I don't have any hard evidence or numbers on how progress bars affect abandonment rates. But I can give my experience on the subject.
I worked on a website that had a 15-20 minute long insurance application. That site was my responsibility for about 6 years, and I saw it go through a lot of changes.
We had a progress bar ever since the beginning though. In the early days you would see the progress bar from the very first step. It would say something like "6% complete." Eventually we changed this, and I'll tell you why.
As we optimized the site we found that users are more likely to abandon in the very early stages of the application.
Starting from the beginning, the abandonment rates for each step went something like this:
- 40% abandon
- 20%
- 5%
- and so on...
What we were probably seeing is that the more serious users tend to follow through with the application. And most of the users who abandoned early on did so because they weren't really serious anyway. On top of that, we had the traditional friction points early in the application such as registration, where we ask the user for their email address and contact information.
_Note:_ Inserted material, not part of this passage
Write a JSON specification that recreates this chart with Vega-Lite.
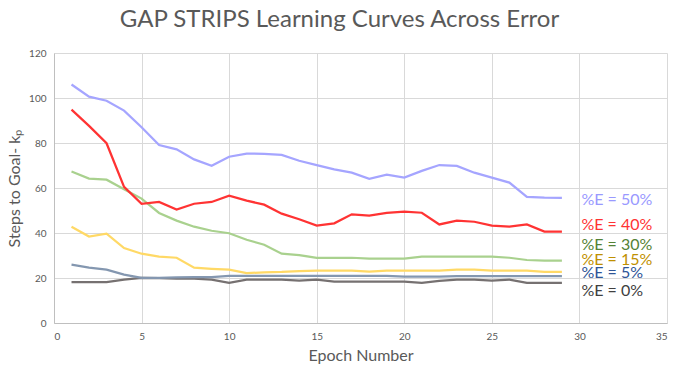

So because of these figures, and the fact that the registration page had a very high abandonment rate, we actually changed things so that the progress bar is invisible for the first few steps. And then it appears on the step after the registration page. At that point it'll say something like "25% complete." The theory was, just as you said, that the progress bar might actually be scaring users away early on in the application.
We changed a lot of other things at the same time, so I can't say for certain what an impact this might have had, if any. But maybe it'll help you anyway.